PETER HUJAR (1934–1987)

'If Only I Spoke French' (Greer Lankton in Jean-Charles de Castelbajac sheets), 1983

Details
PETER HUJAR (1934–1987)
'If Only I Spoke French' (Greer Lankton in Jean-Charles de Castelbajac sheets), 1983
two gelatin silver prints
left image: stamped 'AUTHENTICATED/ THE PETER HUJAR ARCHIVE, LLC/ Vintage Silver Print/ Made by the artist' and numbered 'EPH 5451A-1' in pencil (verso); right image: stamped 'AUTHENTICATED/ THE PETER HUJAR ARCHIVE, LLC/ Vintage Silver Print/ Made by the artist' and signed by Stephen Koch, Executor, and numbered 'EPH 5451-2' in pencil (verso); credited, titled, dated and annotated 'Trial pictures for 12 Perfect Xmas Gifts from Dianne B.' in ink on affixed label (frame backing board)
each image/sheet: approximately 9 5/8 x 7 in. (24.4 x 17.7 cm.)
The image on the left is believed to be a unique print.
Provenance
Acquired directly from the artist by the present owner, 1983.
Literature
Dianne B. advertisement, Interview, New York, December 1983.

Lot Essay

New York artist Greer Lankton (1958–1996) was born Greg Lankton in 1958 to the son of a Presbyterian minister in Illinois. In 1979, at the age of 21, she underwent a sex change using funds her father collected from his church congregation. Shortly thereafter she moved to New York where she became one of the central figures of the East Village art scene while living with photographer Nan Goldin. Lankton's own art took the form of large dolls resembling idols of hers, including transgender icon Candy Darling and drag performer Divine. Given this artistic and social realm that she had found herself in, along with her status as a transgendered artist, it's inevitable that her path would have crossed with Hujar's.
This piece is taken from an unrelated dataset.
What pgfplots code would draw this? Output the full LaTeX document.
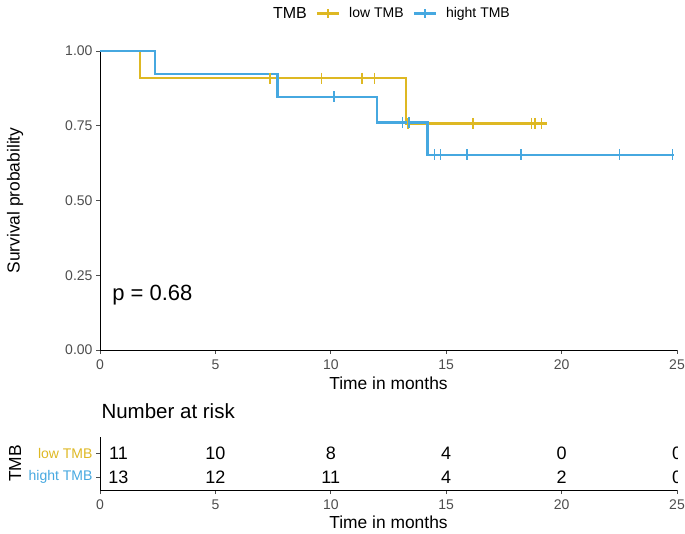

In 1983 Hujar depicted her glamorously in several portraits, including the two comprising this lot.

The image on the left first appeared in the December 1983 issue of Interview magazine and the image on the right was used for Dianne B.'s promotional Christmas postcard set issued that same year, 'The Twelve Perfect Christmas Gifts from Dianne B.', where the image was titled If Only I Spoke French. In both of the images Lankton appears in Hujar's bed.